Discover more from Full Stack Economics
How luxury apartment buildings help low-income renters
New empirical research shows how luxury apartments push down rents for everyone.
When affordable housing activists see “luxury” apartment buildings going up in gentrifying neighborhoods they sometimes assume that the apartment buildings are causing the rents to go up. Back in 2015, for example, activists called for a moratorium on new housing construction in San Francisco’s Mission neighborhood. (The proposal was ultimately rejected by voters.)
Most economists believe that this gets the causality backwards, and rents on existing apartments would have risen even faster if the apartment building hadn’t been built. But affordable housing activists don’t always find this convincing. In their mind, building more luxury housing only helps rich people, since lower-income consumers can’t afford to live in them.
Last month, a trio of Finnish economists published a new research paper that brings empirical evidence to bear on this important question. The Finnish government has a population register that collects data about where individuals live. The researchers got access to this data and were able to follow individuals as they moved from place to place in the Helsinki metro area.

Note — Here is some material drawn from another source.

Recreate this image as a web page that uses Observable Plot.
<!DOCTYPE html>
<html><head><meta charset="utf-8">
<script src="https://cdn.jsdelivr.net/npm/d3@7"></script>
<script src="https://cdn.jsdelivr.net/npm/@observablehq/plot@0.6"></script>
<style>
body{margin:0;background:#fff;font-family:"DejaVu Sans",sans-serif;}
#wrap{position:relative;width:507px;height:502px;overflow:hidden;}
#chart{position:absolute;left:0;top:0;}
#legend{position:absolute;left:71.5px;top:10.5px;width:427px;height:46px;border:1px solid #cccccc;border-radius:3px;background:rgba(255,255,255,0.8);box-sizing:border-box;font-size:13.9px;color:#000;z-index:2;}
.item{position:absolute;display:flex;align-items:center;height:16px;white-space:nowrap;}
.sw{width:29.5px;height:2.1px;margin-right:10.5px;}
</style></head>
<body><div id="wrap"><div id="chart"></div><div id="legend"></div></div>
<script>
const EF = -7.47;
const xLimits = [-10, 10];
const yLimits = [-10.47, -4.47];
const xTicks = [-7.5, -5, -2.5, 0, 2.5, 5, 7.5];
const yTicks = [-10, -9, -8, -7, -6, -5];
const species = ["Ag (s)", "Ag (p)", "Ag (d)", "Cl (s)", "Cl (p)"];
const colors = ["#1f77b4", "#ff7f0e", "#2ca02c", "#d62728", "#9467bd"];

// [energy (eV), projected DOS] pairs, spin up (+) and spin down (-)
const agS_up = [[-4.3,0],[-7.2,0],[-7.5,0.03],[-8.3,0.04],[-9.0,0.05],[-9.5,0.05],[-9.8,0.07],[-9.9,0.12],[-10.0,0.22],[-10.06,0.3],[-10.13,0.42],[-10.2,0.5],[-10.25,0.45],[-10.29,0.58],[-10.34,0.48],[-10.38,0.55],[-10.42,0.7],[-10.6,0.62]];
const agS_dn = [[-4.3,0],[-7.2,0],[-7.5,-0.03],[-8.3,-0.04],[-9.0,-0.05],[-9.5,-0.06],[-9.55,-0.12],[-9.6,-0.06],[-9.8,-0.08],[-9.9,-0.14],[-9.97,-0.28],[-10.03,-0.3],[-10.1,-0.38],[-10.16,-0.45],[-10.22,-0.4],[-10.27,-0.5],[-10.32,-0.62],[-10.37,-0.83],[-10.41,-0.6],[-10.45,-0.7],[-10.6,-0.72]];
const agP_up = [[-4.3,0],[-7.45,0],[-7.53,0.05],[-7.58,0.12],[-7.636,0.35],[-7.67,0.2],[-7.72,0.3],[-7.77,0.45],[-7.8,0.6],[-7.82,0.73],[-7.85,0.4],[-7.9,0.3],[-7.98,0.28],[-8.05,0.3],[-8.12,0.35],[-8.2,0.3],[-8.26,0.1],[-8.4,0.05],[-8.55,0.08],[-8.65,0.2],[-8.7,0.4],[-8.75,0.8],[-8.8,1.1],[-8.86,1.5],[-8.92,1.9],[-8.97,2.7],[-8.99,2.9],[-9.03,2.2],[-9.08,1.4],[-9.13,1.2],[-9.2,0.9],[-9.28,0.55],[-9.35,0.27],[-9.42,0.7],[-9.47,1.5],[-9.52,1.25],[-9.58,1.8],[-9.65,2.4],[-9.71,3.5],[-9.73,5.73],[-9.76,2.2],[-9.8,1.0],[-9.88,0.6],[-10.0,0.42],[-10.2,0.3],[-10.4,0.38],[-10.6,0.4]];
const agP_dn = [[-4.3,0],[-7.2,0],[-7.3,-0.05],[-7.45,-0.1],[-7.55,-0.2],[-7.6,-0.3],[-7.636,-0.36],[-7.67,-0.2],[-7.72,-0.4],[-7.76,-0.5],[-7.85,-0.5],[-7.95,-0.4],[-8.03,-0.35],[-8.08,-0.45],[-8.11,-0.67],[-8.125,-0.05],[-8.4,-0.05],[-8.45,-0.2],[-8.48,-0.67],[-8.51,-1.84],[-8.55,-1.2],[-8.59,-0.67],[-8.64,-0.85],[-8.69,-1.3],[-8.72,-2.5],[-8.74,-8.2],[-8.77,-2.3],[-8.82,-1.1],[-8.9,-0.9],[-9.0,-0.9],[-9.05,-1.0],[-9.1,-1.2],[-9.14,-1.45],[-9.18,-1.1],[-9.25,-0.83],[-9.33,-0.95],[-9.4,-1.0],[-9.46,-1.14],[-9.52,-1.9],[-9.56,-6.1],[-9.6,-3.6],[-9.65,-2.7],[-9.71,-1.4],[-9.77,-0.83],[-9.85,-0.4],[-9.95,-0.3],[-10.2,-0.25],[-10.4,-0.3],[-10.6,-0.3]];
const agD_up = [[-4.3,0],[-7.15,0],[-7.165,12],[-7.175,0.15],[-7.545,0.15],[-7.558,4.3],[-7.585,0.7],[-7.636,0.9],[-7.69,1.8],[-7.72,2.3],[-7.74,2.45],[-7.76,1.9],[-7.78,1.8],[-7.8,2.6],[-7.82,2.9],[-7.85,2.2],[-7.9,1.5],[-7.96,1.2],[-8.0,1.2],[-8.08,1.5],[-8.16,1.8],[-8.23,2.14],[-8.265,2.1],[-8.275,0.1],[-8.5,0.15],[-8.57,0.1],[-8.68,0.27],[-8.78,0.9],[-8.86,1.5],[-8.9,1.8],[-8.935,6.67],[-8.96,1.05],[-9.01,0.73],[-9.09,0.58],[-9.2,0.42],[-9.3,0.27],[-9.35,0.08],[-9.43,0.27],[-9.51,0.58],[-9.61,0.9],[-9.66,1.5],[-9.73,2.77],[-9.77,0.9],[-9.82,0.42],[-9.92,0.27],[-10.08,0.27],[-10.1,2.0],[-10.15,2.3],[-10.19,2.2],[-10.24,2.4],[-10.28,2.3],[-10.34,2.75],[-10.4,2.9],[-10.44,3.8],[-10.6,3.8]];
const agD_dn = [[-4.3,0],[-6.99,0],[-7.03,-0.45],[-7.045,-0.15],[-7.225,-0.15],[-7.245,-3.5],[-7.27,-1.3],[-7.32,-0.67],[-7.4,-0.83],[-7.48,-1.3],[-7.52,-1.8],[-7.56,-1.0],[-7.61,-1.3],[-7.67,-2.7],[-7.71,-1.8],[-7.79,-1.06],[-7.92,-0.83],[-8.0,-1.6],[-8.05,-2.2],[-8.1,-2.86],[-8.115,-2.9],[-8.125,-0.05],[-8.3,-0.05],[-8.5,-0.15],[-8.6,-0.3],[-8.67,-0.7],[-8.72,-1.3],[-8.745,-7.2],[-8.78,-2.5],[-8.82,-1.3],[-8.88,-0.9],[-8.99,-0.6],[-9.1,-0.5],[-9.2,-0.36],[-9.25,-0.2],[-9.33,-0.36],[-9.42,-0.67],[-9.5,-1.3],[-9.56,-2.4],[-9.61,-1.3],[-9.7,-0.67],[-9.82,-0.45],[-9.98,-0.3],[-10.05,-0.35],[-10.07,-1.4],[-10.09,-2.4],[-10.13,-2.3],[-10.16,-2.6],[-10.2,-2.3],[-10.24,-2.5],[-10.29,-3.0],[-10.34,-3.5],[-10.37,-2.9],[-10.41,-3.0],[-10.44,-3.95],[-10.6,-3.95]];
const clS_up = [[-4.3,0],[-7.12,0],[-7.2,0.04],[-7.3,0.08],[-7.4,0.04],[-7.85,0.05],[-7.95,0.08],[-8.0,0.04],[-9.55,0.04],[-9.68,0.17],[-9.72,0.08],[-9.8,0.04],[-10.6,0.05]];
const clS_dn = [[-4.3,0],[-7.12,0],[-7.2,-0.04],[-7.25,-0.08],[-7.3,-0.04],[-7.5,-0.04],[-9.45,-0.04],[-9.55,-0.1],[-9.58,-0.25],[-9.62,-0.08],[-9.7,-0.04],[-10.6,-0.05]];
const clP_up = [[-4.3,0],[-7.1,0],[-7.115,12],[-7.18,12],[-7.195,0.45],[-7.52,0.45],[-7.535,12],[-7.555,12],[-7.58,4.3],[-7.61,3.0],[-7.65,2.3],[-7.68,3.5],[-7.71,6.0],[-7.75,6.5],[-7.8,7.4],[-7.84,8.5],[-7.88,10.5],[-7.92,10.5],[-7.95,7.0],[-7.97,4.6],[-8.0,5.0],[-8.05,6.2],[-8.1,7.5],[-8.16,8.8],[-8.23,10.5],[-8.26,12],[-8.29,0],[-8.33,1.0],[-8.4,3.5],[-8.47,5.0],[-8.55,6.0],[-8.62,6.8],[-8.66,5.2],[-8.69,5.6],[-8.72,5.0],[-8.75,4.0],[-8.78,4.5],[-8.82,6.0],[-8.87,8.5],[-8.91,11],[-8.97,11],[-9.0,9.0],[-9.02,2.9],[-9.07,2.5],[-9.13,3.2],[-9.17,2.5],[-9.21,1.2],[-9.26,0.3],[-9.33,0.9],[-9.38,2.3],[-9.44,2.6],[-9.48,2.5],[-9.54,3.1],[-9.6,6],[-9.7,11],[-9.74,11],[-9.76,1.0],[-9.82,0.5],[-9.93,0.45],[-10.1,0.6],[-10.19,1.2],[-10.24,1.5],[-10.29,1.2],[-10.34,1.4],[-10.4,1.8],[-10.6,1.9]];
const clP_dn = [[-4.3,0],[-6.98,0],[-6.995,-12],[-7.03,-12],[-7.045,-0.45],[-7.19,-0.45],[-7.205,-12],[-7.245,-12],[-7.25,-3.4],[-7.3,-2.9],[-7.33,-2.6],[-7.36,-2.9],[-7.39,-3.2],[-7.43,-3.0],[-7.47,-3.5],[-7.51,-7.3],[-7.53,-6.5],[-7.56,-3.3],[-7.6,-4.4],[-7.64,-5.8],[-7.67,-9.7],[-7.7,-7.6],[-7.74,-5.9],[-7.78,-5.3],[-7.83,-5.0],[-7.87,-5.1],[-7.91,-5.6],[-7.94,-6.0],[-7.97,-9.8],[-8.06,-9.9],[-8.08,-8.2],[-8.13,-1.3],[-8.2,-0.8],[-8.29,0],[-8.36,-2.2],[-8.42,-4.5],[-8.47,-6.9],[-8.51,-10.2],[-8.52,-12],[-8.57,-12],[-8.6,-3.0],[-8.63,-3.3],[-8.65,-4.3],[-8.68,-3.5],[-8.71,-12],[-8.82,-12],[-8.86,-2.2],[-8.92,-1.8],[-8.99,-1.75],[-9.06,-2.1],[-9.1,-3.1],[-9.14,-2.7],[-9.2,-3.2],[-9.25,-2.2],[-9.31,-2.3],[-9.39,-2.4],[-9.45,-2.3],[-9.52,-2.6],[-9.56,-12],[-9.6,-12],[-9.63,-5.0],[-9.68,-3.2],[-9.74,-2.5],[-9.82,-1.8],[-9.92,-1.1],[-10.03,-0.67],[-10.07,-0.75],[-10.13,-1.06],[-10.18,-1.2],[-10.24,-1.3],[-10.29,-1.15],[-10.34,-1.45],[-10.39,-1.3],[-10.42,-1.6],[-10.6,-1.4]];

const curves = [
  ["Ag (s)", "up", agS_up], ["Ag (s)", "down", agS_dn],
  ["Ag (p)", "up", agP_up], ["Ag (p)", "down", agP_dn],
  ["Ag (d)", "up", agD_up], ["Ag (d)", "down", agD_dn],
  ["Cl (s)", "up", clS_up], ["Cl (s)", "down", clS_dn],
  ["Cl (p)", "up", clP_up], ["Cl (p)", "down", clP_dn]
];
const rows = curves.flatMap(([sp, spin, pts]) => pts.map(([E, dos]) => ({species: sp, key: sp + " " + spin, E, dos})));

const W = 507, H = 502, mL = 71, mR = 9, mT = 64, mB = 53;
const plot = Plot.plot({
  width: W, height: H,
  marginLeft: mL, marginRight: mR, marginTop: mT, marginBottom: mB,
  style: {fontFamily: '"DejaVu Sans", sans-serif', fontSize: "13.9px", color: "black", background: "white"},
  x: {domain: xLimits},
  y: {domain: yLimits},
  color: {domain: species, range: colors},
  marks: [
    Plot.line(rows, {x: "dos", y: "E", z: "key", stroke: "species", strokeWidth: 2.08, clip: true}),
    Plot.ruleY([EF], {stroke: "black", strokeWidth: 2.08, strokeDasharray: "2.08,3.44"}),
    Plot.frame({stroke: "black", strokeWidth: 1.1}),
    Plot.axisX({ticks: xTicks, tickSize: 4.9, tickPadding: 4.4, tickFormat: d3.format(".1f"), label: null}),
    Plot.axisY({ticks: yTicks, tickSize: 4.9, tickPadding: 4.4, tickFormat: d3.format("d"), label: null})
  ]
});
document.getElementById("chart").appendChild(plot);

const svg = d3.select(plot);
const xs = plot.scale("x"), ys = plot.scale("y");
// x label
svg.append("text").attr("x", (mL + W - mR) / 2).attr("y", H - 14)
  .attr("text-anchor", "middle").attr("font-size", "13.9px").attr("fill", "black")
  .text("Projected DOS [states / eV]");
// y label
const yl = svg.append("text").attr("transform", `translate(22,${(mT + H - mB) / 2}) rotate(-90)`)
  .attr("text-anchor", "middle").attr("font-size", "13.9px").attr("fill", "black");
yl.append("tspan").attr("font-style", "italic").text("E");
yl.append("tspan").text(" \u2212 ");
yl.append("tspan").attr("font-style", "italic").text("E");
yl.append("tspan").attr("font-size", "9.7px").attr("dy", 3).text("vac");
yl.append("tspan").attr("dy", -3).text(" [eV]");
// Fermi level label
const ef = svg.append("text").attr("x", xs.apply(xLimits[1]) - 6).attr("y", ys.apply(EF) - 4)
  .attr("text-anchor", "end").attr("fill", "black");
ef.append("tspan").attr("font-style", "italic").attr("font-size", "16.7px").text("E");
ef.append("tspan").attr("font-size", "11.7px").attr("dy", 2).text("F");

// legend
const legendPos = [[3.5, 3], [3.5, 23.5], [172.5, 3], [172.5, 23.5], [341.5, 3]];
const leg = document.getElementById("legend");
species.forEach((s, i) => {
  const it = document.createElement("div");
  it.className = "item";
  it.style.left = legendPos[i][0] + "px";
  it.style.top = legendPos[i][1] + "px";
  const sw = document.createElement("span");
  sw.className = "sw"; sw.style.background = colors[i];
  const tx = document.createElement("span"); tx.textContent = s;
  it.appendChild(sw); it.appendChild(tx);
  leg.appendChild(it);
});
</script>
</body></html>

This data allowed them to trace exactly how the construction of new luxury apartment buildings in high-end neighborhoods impacted the broader housing market.
When a new apartment comes on the market, it starts a chain reaction. Often, the person who rents the new apartment is moving out of an old apartment in the same metropolitan area. That creates a vacancy that can be filled by another renter. That person, in turn, may be vacating a third apartment. These “moving chains” can extend for six or more steps, with Helsinki residents playing a game of musical chairs to find better or cheaper housing options.
And crucially, the Finnish researchers found that this process quickly reaches into lower-income neighborhoods. “For each 100 new, centrally located market-rate units, roughly 60 units are created in the bottom half of neighborhood income distribution through vacancies,” the researchers write. Even more remarkable, 29 vacancies are created in neighborhoods in the bottom quintile of the income distribution.
This means that the Helsinki housing market isn’t divided into hermetically sealed tiers. The line between luxury and non-luxury housing is fuzzy, and people regularly jump from one housing tier to another. While few people jump directly from the poorest neighborhoods to the wealthiest ones, moving chains link these housing markets together. And this means that building luxury apartment buildings helps to make housing more affordable for everyone who rents, rich or poor.
At least that’s how it works in Helsinki. What about in the United States?
Over the last couple of years, Notre Dame economist Evan Mast has been doing similar research in American cities, and he published his latest results in July (his 2021 paper is paywalled; you can read a preliminary version from 2019 here).
Mast looked at housing markets in 12 of the largest American cities. The US doesn’t have the kind of government population register they have in Finland, so instead Mast obtained data from a private marketing database called Infutor Data Solutions. But he used the same basic methodology as the Finnish economists and got similar—if a bit less dramatic—results. Thanks to moving chains, a new luxury apartment building created vacant units in a wide range of neighborhoods.
Mast found that 67 percent of people who moved into a new luxury apartment building came from another apartment in the same metropolitan area. Of these, only 20 percent of the people who moved into luxury apartment buildings came directly from neighborhoods with below-average incomes. But that set off a moving chain that was more likely to reach lower-income neighborhoods. By the sixth link in the chain, 40 percent of movers were coming from neighborhoods with below-average incomes.
Housing policy experts have long talked about “filtering” as a process that creates affordable housing. The idea is that housing stock becomes less desirable as it ages, and older buildings become a kind of de facto affordable housing in cities with a steady supply of new homes.
Because filtering plays out over decades, it might seem like it has little relevance to addressing today’s housing shortages. But the new research on housing chains shows that new housing has a much more immediate impact on the lower rungs of the housing ladder. Building a new market-rate apartment building frees up space in older and less desirable neighborhoods in a matter of months, not decades.
Another way to think about it is that housing chains are the mechanism that makes filtering happen: as a city builds new, high-end apartment buildings, it creates vacancies in older apartment buildings. The faster new apartment buildings are constructed, the more of these vacancies are created and the sooner older apartment buildings “filter down” to lower income tiers.
This research has clear implications for housing regulation. The housing debate is often framed as a fight between developers who want to build market-rate housing and affordable housing activists who want to force them to build affordable housing instead.
But in reality these goals are not in conflict: building more market-rate housing exerts downward pressure on rents up and down the income scale. People who are truly concerned about housing affordability should cheer the construction of market-rate housing—including “luxury” apartments.